◆ Records ◆
======

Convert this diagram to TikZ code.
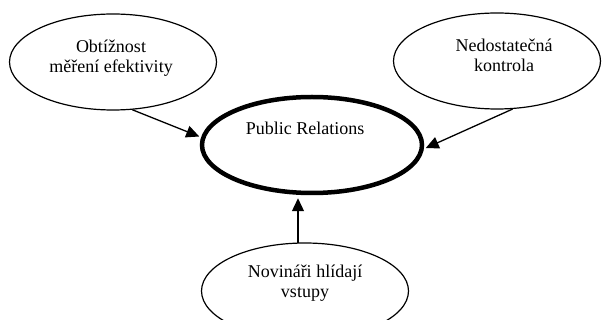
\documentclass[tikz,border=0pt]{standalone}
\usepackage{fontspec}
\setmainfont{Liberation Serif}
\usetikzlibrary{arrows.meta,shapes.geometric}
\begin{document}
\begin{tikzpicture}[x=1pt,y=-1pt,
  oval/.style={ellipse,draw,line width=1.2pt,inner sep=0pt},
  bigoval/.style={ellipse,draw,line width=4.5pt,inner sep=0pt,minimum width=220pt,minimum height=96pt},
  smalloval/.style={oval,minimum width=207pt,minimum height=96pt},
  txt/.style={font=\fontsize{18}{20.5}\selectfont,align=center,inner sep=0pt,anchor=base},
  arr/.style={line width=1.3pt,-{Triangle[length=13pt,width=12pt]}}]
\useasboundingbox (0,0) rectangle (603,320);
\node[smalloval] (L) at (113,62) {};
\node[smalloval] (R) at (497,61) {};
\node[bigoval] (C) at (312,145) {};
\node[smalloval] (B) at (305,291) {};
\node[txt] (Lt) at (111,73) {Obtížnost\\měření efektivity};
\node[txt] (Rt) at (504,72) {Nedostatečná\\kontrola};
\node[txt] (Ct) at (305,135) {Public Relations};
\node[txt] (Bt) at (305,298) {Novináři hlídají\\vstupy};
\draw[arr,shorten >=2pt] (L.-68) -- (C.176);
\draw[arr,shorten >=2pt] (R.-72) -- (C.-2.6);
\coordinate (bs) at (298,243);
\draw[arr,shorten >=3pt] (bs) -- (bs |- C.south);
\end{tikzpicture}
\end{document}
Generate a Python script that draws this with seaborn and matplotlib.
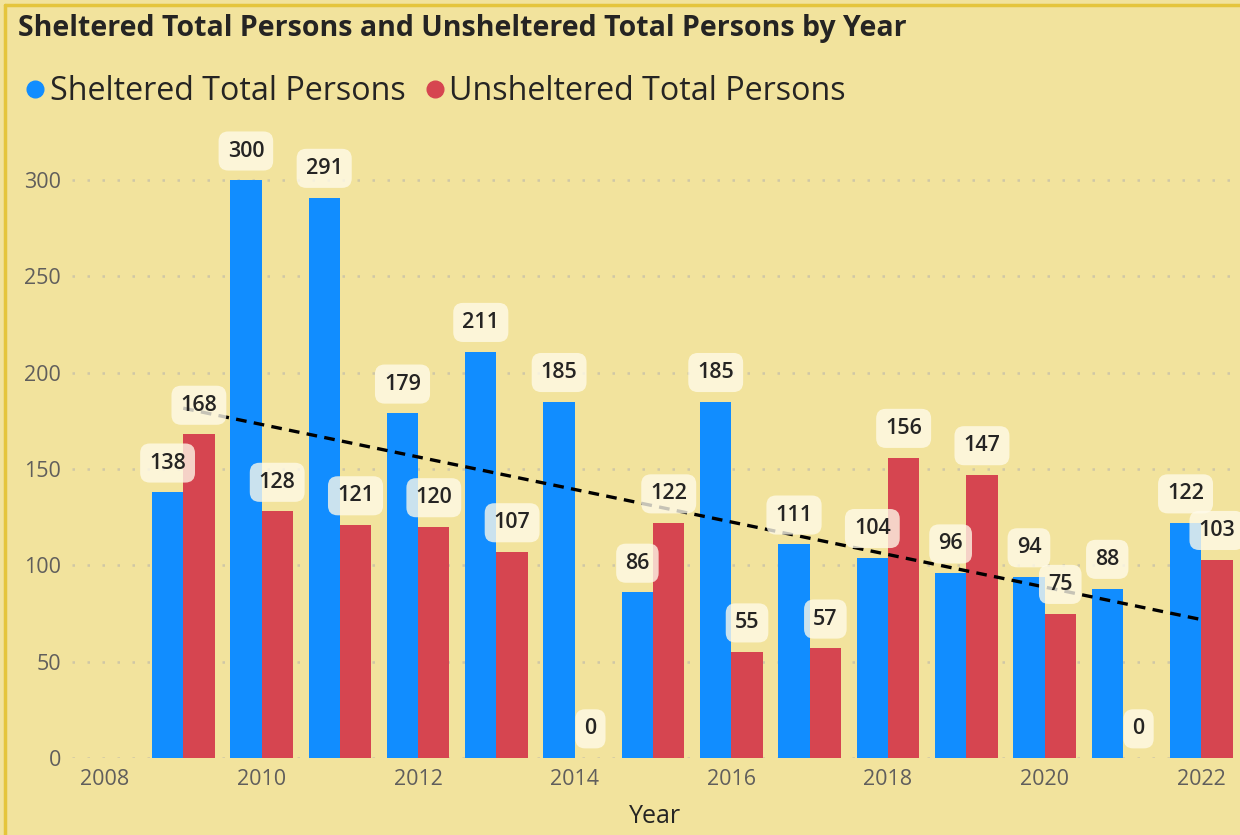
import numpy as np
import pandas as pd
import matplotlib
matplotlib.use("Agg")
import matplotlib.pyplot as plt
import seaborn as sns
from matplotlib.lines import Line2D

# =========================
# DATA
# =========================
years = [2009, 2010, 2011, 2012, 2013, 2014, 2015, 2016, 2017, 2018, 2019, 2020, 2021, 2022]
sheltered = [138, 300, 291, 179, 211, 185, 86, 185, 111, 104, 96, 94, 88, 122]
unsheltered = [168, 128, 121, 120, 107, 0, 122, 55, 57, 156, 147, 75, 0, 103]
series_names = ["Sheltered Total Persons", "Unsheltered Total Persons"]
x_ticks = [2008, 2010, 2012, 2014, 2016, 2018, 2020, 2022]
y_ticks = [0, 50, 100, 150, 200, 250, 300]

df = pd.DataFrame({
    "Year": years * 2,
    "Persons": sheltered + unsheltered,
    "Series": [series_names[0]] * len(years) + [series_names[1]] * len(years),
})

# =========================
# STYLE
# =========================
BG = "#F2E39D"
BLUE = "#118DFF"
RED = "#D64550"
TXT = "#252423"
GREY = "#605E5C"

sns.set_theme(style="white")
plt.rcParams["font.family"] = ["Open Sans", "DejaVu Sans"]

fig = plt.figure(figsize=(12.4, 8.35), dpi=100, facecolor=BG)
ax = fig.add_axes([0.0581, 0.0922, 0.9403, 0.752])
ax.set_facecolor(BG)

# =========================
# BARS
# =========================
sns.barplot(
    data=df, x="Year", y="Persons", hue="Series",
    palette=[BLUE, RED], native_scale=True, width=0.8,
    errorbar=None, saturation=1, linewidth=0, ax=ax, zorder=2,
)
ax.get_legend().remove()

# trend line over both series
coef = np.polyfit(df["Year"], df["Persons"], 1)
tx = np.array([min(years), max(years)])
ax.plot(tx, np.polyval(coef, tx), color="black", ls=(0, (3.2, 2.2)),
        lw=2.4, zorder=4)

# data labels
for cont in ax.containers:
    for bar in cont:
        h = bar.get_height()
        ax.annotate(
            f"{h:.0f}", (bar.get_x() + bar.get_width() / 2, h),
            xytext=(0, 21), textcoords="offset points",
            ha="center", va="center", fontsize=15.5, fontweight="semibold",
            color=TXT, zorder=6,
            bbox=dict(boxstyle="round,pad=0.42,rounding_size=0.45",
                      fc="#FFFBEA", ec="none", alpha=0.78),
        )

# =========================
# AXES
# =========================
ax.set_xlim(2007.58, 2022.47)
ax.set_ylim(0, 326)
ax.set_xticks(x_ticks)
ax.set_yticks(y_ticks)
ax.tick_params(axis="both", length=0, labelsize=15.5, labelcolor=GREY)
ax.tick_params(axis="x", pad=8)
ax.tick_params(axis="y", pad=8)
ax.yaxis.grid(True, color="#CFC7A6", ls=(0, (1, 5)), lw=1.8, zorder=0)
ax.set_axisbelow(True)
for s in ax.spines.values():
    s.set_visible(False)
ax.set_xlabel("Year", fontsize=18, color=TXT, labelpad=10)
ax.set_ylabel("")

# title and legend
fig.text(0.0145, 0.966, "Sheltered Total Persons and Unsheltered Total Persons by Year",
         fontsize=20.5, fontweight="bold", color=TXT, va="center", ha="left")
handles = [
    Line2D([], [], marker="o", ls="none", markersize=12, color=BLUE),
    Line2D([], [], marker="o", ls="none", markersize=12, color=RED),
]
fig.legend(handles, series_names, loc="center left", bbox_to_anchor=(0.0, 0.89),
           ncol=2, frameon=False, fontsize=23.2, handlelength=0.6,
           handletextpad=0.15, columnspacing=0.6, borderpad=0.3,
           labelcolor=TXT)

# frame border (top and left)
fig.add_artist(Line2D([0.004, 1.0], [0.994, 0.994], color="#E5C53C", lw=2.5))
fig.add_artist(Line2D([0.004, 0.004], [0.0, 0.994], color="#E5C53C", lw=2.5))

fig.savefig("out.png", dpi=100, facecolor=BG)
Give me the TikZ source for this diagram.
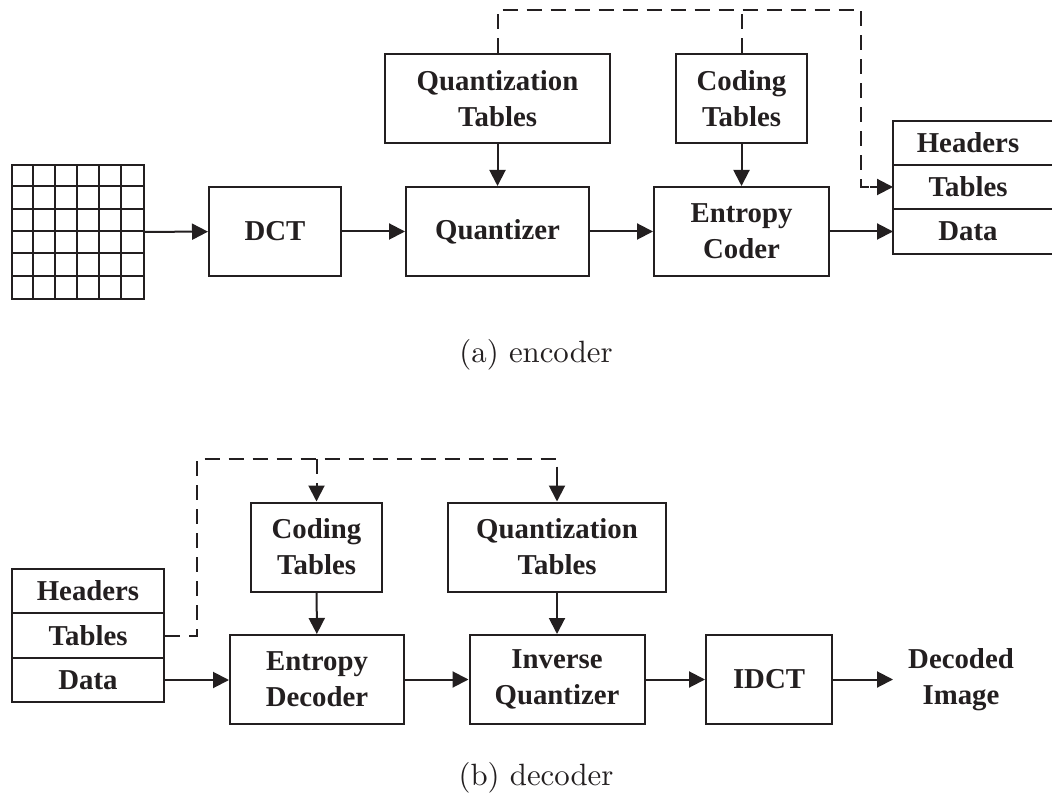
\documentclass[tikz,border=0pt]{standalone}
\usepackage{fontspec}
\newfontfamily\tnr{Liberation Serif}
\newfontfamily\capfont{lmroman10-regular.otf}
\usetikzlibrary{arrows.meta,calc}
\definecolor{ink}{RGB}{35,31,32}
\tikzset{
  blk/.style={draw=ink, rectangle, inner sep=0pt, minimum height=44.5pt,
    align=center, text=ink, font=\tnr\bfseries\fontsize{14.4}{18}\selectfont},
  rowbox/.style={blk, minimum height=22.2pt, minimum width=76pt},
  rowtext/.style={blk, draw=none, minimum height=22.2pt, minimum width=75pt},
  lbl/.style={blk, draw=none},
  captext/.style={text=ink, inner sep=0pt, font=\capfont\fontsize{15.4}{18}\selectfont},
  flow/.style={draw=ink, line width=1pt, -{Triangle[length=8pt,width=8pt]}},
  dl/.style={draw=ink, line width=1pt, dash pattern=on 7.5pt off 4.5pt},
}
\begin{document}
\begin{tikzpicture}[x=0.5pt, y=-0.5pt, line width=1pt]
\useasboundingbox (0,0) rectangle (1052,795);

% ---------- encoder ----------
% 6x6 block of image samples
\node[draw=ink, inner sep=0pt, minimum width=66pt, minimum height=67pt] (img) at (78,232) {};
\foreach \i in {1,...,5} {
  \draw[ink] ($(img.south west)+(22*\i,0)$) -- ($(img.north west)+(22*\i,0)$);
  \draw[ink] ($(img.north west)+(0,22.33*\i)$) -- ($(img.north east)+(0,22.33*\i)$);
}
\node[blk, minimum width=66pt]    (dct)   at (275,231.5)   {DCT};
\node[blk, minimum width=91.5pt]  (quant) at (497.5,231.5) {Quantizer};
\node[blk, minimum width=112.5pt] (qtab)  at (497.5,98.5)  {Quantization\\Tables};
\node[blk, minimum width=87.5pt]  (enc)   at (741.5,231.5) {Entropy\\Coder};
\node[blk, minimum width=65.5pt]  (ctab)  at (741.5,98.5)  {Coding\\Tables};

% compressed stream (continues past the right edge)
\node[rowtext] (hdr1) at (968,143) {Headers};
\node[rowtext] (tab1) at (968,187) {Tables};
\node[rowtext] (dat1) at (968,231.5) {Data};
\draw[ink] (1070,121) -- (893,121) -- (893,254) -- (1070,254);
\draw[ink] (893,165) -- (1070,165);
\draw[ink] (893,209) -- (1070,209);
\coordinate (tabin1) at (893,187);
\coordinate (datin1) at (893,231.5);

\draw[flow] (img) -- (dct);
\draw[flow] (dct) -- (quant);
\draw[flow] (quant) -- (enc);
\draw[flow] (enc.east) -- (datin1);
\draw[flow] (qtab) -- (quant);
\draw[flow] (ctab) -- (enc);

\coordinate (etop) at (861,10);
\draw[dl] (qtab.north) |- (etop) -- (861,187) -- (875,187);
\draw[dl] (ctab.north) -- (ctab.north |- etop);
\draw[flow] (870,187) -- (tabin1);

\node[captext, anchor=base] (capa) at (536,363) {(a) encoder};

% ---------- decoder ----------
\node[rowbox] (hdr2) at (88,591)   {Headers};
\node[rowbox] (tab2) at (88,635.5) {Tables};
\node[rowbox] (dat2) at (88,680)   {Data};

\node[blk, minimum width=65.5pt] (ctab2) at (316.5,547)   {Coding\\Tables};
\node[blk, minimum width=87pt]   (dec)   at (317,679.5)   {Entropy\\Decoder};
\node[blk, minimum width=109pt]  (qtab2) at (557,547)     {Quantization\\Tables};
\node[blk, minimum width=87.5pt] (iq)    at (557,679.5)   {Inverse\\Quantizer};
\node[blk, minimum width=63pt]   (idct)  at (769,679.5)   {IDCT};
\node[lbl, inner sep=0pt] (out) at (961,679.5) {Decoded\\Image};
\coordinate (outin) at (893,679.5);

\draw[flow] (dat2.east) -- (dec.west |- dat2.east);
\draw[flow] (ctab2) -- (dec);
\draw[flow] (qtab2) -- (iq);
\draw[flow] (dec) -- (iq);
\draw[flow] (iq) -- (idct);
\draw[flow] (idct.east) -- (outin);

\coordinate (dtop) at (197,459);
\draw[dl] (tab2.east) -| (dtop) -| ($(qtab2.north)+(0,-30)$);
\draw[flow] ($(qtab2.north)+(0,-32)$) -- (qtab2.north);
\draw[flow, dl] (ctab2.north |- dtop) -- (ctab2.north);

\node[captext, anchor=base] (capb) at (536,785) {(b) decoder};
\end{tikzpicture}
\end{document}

======

◆ WORK TO BE COMPLETED ◆
Write out the lines from the one containing "Give me the TikZ source for this diagram." down to the one containing "(0,0) rectangle (1052,795);", both included, exactly as they appear. Leave out any pictures.

◆ WRITTEN SOLUTION ◆
Give me the TikZ source for this diagram.
\documentclass[tikz,border=0pt]{standalone}
\usepackage{fontspec}
\newfontfamily\tnr{Liberation Serif}
\newfontfamily\capfont{lmroman10-regular.otf}
\usetikzlibrary{arrows.meta,calc}
\definecolor{ink}{RGB}{35,31,32}
\tikzset{
  blk/.style={draw=ink, rectangle, inner sep=0pt, minimum height=44.5pt,
    align=center, text=ink, font=\tnr\bfseries\fontsize{14.4}{18}\selectfont},
  rowbox/.style={blk, minimum height=22.2pt, minimum width=76pt},
  rowtext/.style={blk, draw=none, minimum height=22.2pt, minimum width=75pt},
  lbl/.style={blk, draw=none},
  captext/.style={text=ink, inner sep=0pt, font=\capfont\fontsize{15.4}{18}\selectfont},
  flow/.style={draw=ink, line width=1pt, -{Triangle[length=8pt,width=8pt]}},
  dl/.style={draw=ink, line width=1pt, dash pattern=on 7.5pt off 4.5pt},
}
\begin{document}
\begin{tikzpicture}[x=0.5pt, y=-0.5pt, line width=1pt]
\useasboundingbox (0,0) rectangle (1052,795);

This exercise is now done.